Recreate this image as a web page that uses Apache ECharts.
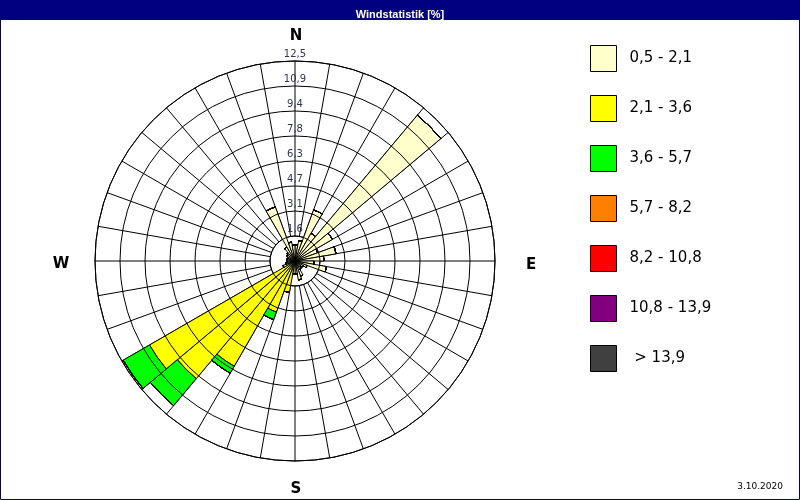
<!DOCTYPE html>
<html><head><meta charset="utf-8">
<script src="https://cdn.jsdelivr.net/npm/echarts@6/dist/echarts.min.js"></script>
<style>html,body{margin:0;padding:0;background:#fff}#c{width:800px;height:500px}</style>
</head><body><div id="c"></div>
<script>
// 36 direction sectors, clockwise from N (each 10°)
const directions = Array.from({length:36},(_,i)=>String(i*10+5));
const classNames = ['0,5 - 2,1','2,1 - 3,6','3,6 - 5,7','5,7 - 8,2','8,2 - 10,8','10,8 - 13,9',' > 13,9'];
const classColors = ['#FFFFCC','#FFFF00','#00FF00','#FF8000','#FF0000','#800080','#404040'];
const tickLabels = ['1,6','3,1','4,7','6,3','7,8','9,4','10,9','12,5'];
// frequency (%) per class per sector
const s1 = [1.0,1.3,3.4,2.0,11.9,2.7,1.5,2.6,1.8,1.2,2.0,0.8,0.6,0.5,0.6,1.0,1.2,0.8,0.8,0.6,0.4,0.3,0.3,0.3,0.8,0.6,0.5,0.5,0.5,0.5,0.6,0.7,1.0,3.6,1.2,1.0];
const s2 = [0,0,0,0,0,0,0,0,0,0,0,0,0,0,0,0,0,0,0,1.4,3.0,7.3,9.3,10.2,0,0,0,0,0,0,0,0,0,0,0,0];
const s3 = [0,0,0,0,0,0,0,0,0,0,0,0,0,0,0,0,0,0,0,0,0.5,0.5,2.2,1.9,0,0,0,0,0,0,0,0,0,0,0,0];
const s4 = new Array(36).fill(0);
const s5 = new Array(36).fill(0);
const s6 = new Array(36).fill(0);
const s7 = new Array(36).fill(0);
const seriesValues = [s1,s2,s3,s4,s5,s6,s7];

const chart = echarts.init(document.getElementById('c'), null, {renderer:'canvas'});
const FONT = 'DejaVu Sans';
const series = seriesValues.map((d,i)=>({
  type:'bar', coordinateSystem:'polar', name:classNames[i], stack:'w',
  data:d, barCategoryGap:'0%', z:3,
  itemStyle:{color:classColors[i], borderColor:'#000', borderWidth:1},
  emphasis:{disabled:true}, silent:true
}));
series.push({
  type:'pie', radius:[0,25], center:[295,261], z:1, silent:true,
  label:{show:false}, labelLine:{show:false}, legendHoverLink:false,
  itemStyle:{color:'#fff', borderColor:'#000', borderWidth:1},
  data:[{value:1,name:'inner'}], tooltip:{show:false}, emphasis:{disabled:true}
});
chart.setOption({
  animation:false,
  backgroundColor:'#fff',
  title:[
    {text:'Windstatistik [%]', left:'center', top:4, textStyle:{color:'#fff', fontSize:11, fontWeight:'bold', fontFamily:'Liberation Sans'}},
    {text:'3.10.2020', right:12, bottom:4, textStyle:{color:'#000', fontSize:9, fontWeight:'normal', fontFamily:FONT}}
  ],
  graphic:[
    {type:'rect', shape:{x:0,y:0,width:800,height:20}, style:{fill:'#000080'}, z:-10},
    {type:'rect', shape:{x:0.5,y:0.5,width:799,height:499}, style:{fill:'none', stroke:'#000080', lineWidth:1}, z:-10},
    {type:'text', x:296, y:36, style:{text:'N', font:'bold 15px '+FONT, fill:'#000', align:'center', verticalAlign:'middle'}},
    {type:'text', x:296, y:489, style:{text:'S', font:'bold 15px '+FONT, fill:'#000', align:'center', verticalAlign:'middle'}},
    {type:'text', x:61, y:264, style:{text:'W', font:'bold 15px '+FONT, fill:'#000', align:'center', verticalAlign:'middle'}},
    {type:'text', x:531, y:265, style:{text:'E', font:'bold 15px '+FONT, fill:'#000', align:'center', verticalAlign:'middle'}}
  ],
  legend:{
    orient:'vertical', left:585, top:40, itemWidth:26, itemHeight:26, itemGap:23,
    icon:'rect', selectedMode:false, data:classNames,
    textStyle:{fontSize:15, fontFamily:FONT, color:'#000', padding:[0,0,0,8]},
    itemStyle:{borderColor:'#000', borderWidth:1}
  },
  polar:{center:[295,261], radius:200},
  angleAxis:{
    type:'category', data:directions, startAngle:90, clockwise:true, boundaryGap:true,
    axisLine:{show:true, lineStyle:{color:'#000', width:1}},
    axisTick:{show:false}, axisLabel:{show:false, interval:0},
    splitLine:{show:true, interval:0, lineStyle:{color:'#000', width:1}}
  },
  radiusAxis:{
    type:'value', min:0, max:12.5, interval:1.5625,
    axisLine:{show:false}, axisTick:{show:false},
    axisLabel:{show:true, showMinLabel:false, margin:0, align:'center', verticalAlign:'bottom',
      fontSize:10, fontFamily:FONT, color:'#333355', padding:[0,0,2,0],
      formatter:(v)=>{const k=Math.round(v/1.5625); return k>0 ? tickLabels[k-1] : '';}},
    splitLine:{show:true, lineStyle:{color:'#000', width:1}},
    z:5
  },
  series:series
});
</script></body></html>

□ □ □

**Aim of the exercise**
Pictures are excluded; extract exactly the lines from the start of the data through the line that holds "const seriesValues = [s1,s2,s3,s4,s5,s6,s7];", both ends included.

**Exercise output**
Recreate this image as a web page that uses Apache ECharts.
<!DOCTYPE html>
<html><head><meta charset="utf-8">
<script src="https://cdn.jsdelivr.net/npm/echarts@6/dist/echarts.min.js"></script>
<style>html,body{margin:0;padding:0;background:#fff}#c{width:800px;height:500px}</style>
</head><body><div id="c"></div>
<script>
// 36 direction sectors, clockwise from N (each 10°)
const directions = Array.from({length:36},(_,i)=>String(i*10+5));
const classNames = ['0,5 - 2,1','2,1 - 3,6','3,6 - 5,7','5,7 - 8,2','8,2 - 10,8','10,8 - 13,9',' > 13,9'];
const classColors = ['#FFFFCC','#FFFF00','#00FF00','#FF8000','#FF0000','#800080','#404040'];
const tickLabels = ['1,6','3,1','4,7','6,3','7,8','9,4','10,9','12,5'];
// frequency (%) per class per sector
const s1 = [1.0,1.3,3.4,2.0,11.9,2.7,1.5,2.6,1.8,1.2,2.0,0.8,0.6,0.5,0.6,1.0,1.2,0.8,0.8,0.6,0.4,0.3,0.3,0.3,0.8,0.6,0.5,0.5,0.5,0.5,0.6,0.7,1.0,3.6,1.2,1.0];
const s2 = [0,0,0,0,0,0,0,0,0,0,0,0,0,0,0,0,0,0,0,1.4,3.0,7.3,9.3,10.2,0,0,0,0,0,0,0,0,0,0,0,0];
const s3 = [0,0,0,0,0,0,0,0,0,0,0,0,0,0,0,0,0,0,0,0,0.5,0.5,2.2,1.9,0,0,0,0,0,0,0,0,0,0,0,0];
const s4 = new Array(36).fill(0);
const s5 = new Array(36).fill(0);
const s6 = new Array(36).fill(0);
const s7 = new Array(36).fill(0);
const seriesValues = [s1,s2,s3,s4,s5,s6,s7];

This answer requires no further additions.